After dipping below the 1.20 mark for the first time in nearly three years on Tuesday, the GBP/USD pair staged a sharp U-turn and closed the day in the positive territory on hopes of lawmakers blocking a no-deal Brexit and forcing British Prime Minister Boris Johnson to ask for a three-month extension to Brexit and call a snap election.

As expected, British lawmakers today approved the bill that won’t allow the UK to crash out of the EU. Following this development, PM Johnson called for an election on October 15, saying that the country now has to decide if opposition leader Jeremy Corbyn or himself will go to Europe to finalize the negotiations.

USD remains under selling pressure

Furthermore, the GBP/USD pair preserved its bullish momentum on Wednesday with the help of the broad-based selling pressure surrounding the Greenback and rose above the 1.22 handle.
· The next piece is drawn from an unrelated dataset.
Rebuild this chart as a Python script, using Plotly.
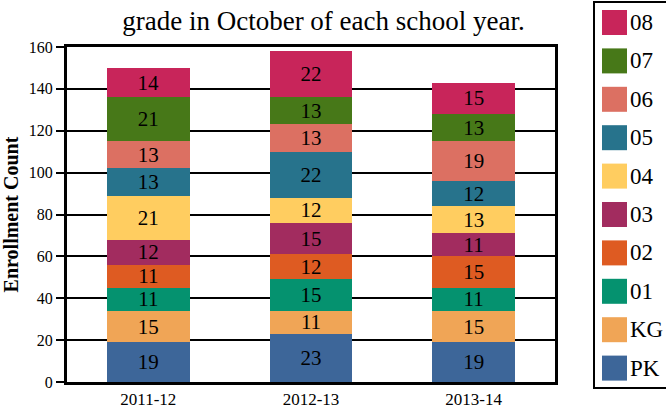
import plotly.graph_objects as go

years = ["2011-12", "2012-13", "2013-14"]
grades = ["PK", "KG", "01", "02", "03", "04", "05", "06", "07", "08"]
pk = [19, 23, 19]
kg = [15, 11, 15]
g01 = [11, 15, 11]
g02 = [11, 12, 15]
g03 = [12, 15, 11]
g04 = [21, 12, 13]
g05 = [13, 22, 12]
g06 = [13, 13, 19]
g07 = [21, 13, 13]
g08 = [14, 22, 15]
series = [pk, kg, g01, g02, g03, g04, g05, g06, g07, g08]
colors = ["#3D6699", "#F0A556", "#05926F", "#DE5B22", "#A22C5F",
          "#FFCD60", "#27738C", "#DC7062", "#477818", "#C8255A"]

W, H = 666, 410
L, R, T, B = 67, 111, 47, 28
pw, ph = W - L - R, H - T - B
FONT = "Liberation Serif"

def px2paper(x, y):
    return (x - L) / pw, (H - B - y) / ph

fig = go.Figure()
for g, vals, c in zip(grades, series, colors):
    fig.add_trace(go.Bar(
        x=years, y=vals, name=g, marker=dict(color=c, line=dict(width=0)),
        text=vals, textposition="inside", insidetextanchor="middle",
        textangle=0, constraintext="none",
        textfont=dict(family=FONT, size=21, color="black"),
        showlegend=False, hoverinfo="skip",
    ))

shapes = []
annotations = []
# legend box
x0, y0 = px2paper(594, 2)
x1, y1 = px2paper(700, 388)
shapes.append(dict(type="rect", xref="paper", yref="paper", x0=x0, x1=x1, y0=y1, y1=y0,
                   line=dict(color="black", width=2), fillcolor="white", layer="above"))
for i, (g, c) in enumerate(reversed(list(zip(grades, colors)))):
    top = 10 + i * 38.4
    sx0, sy0 = px2paper(602, top)
    sx1, sy1 = px2paper(627, top + 25)
    shapes.append(dict(type="rect", xref="paper", yref="paper", x0=sx0, x1=sx1, y0=sy1, y1=sy0,
                       line=dict(width=0), fillcolor=c, layer="above"))
    ax, ay = px2paper(628, top + 12.5)
    annotations.append(dict(text=g, xref="paper", yref="paper", x=ax, y=ay,
                            xanchor="left", yanchor="middle", showarrow=False,
                            font=dict(family=FONT, size=23, color="black")))

fig.update_layout(
    width=W, height=H, barmode="stack", bargap=0.49,
    margin=dict(l=L, r=R, t=T, b=B, autoexpand=False),
    paper_bgcolor="white", plot_bgcolor="white",
    font=dict(family=FONT, color="black"),
    title=dict(text="grade in October of each school year.", x=323.5 / W, xanchor="center",
               y=1 - 21 / H, yanchor="middle", font=dict(family=FONT, size=27, color="black")),
    shapes=shapes, annotations=annotations,
)
fig.update_xaxes(type="category", showline=True, linewidth=3, linecolor="black", mirror=True,
                 ticks="", tickfont=dict(family=FONT, size=17, color="black"),
                 showgrid=False)
fig.update_yaxes(range=[0, 160], dtick=20, showline=True, linewidth=3, linecolor="black",
                 mirror=True, ticks="outside", ticklen=8, tickwidth=2, tickcolor="black",
                 tickfont=dict(family=FONT, size=16, color="black"),
                 showgrid=True, gridcolor="black", gridwidth=2, zeroline=False,
                 title=dict(text="<b>Enrollment Count</b>", standoff=11,
                            font=dict(family=FONT, size=20, color="black")))

fig.write_html("out.html", config={"displayModeBar": False},
               post_script="document.body.style.margin='0';")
As of writing, the pair was up 1.15% on a daily basis at 1.2220.

The US Dollar Index (DXY), which fell sharply on Tuesday after the PMI data showed contraction in the manufacturing sector and revived fears of a recession, extended its slide today and was last down 0.55% on the day at 98.41.

Although the Federal Reserve’s Beige Book today said that the majority of businesses that were surveyed were still optimistic about the near-term outlook despite concerns about tariffs and the trade uncertainty,  the DXY failed to retrace its fall.  

Commenting on the impact of the uninspiring data on the Federal Reserve’s policy outlook, “Given the potential for the slowdown to spread to other sectors and the fact other major central banks are moving in the direction of policy loosening, which is pushing the dollar higher, we look towards the Fed to offer more support to the US economy,” ING’s Chief International Economist James Knightley said.